KOTSCHO: Pela capa de uma revista, ‘IstoÉ’, que um amigo me mandou (morava na Alemanha), dizendo ‘leia esta matéria que este cara vai ser importante no Brasil’. Eu não conhecia, não sabia quem era. Por coincidência, quando voltei em 1978, o Mino Carta me convidou para trabalhar na revista e disse: você vai ser setorista do ABC, vai grudar nesse cara aí. Fui lá me apresentar ao Lula. Ele disse: ‘Pô, mais um barbudinho da USP para me encher o saco, mais um intelectual’. E a gente logo ficou amigo.

Você bota a mão na maçaneta e entra na sala do presidente?

KOTSCHO: Sempre, desde o primeiro dia. Duas coisas combinei com ele antes de vir para cá: uma, tenho que ter acesso a você sempre que for preciso; e a outra, que sou subordinado a ele, respondo a ele e só a ele.

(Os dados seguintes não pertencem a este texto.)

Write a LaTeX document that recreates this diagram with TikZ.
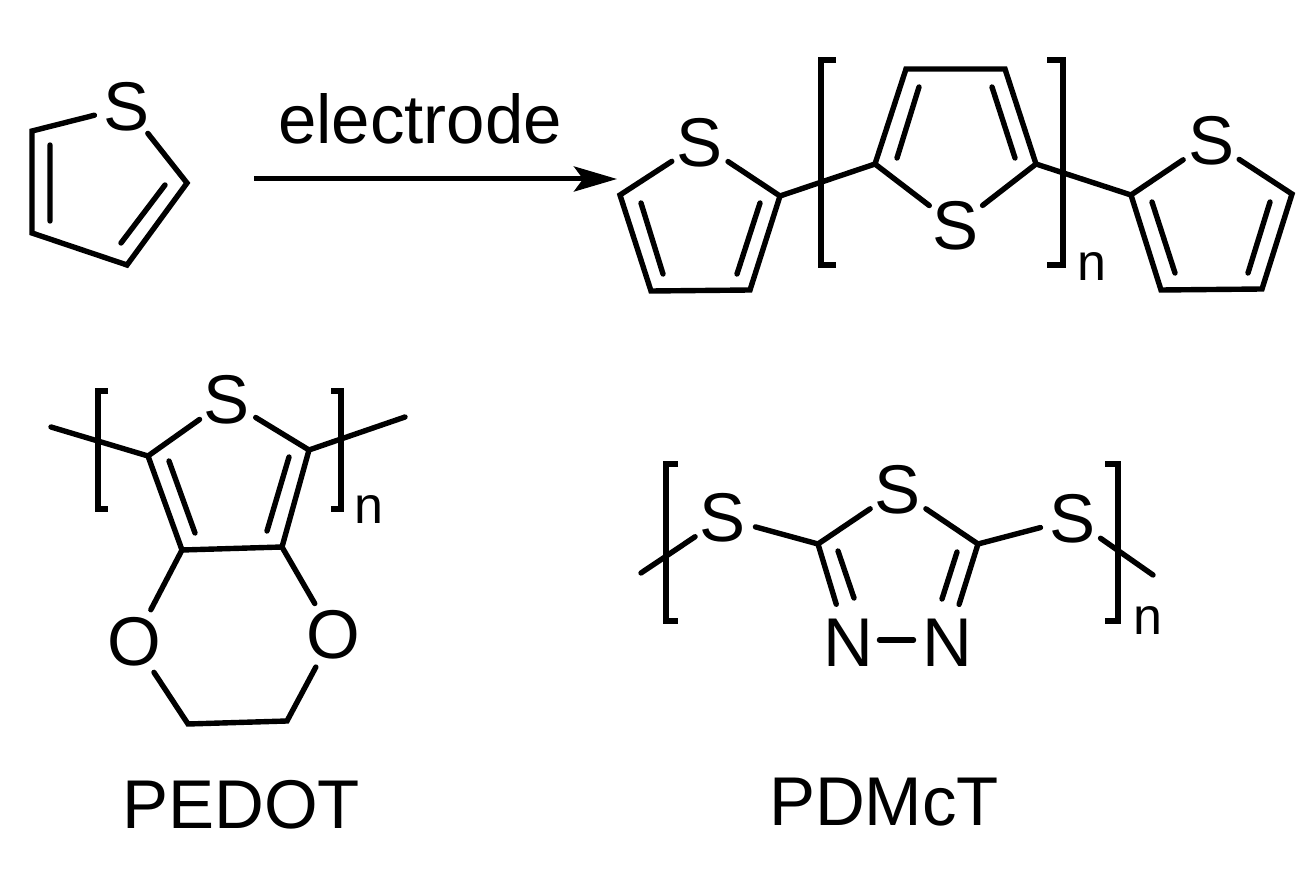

Qual sua maior decepção e sua maior alegria no governo?

KOTSCHO: Foram muitas alegrias pelo Brasil e pelo mundo. Sempre pela forma como Lula era recebido. Eu chorava às vezes, me emociona até hoje. O episódio mais difícil foi o do Larry Rhoter, que acabou sendo resolvido do jeito que eu queria. Eu achava que estava errado aquilo (a expulsão do jornalista). O ministro Thomaz Bastos estava viajando e, quando ele voltou, foi resolvido. Mas foi uma questão difícil.

No episódio falou mais alto a parte mais autoritária do governo.

KOTSCHO: Eu não uso essa expressão. Houve uma divergência, pontos de vista diferentes e eu fui voto vencido, mas no fim houve uma solução. De fato, foram os dias mais difíceis. Mas quero aproveitar e dizer que não pedi demissão naquele episódio. E o episódio não influenciou em nada, estava decidido desde o início do ano que eu sairia agora.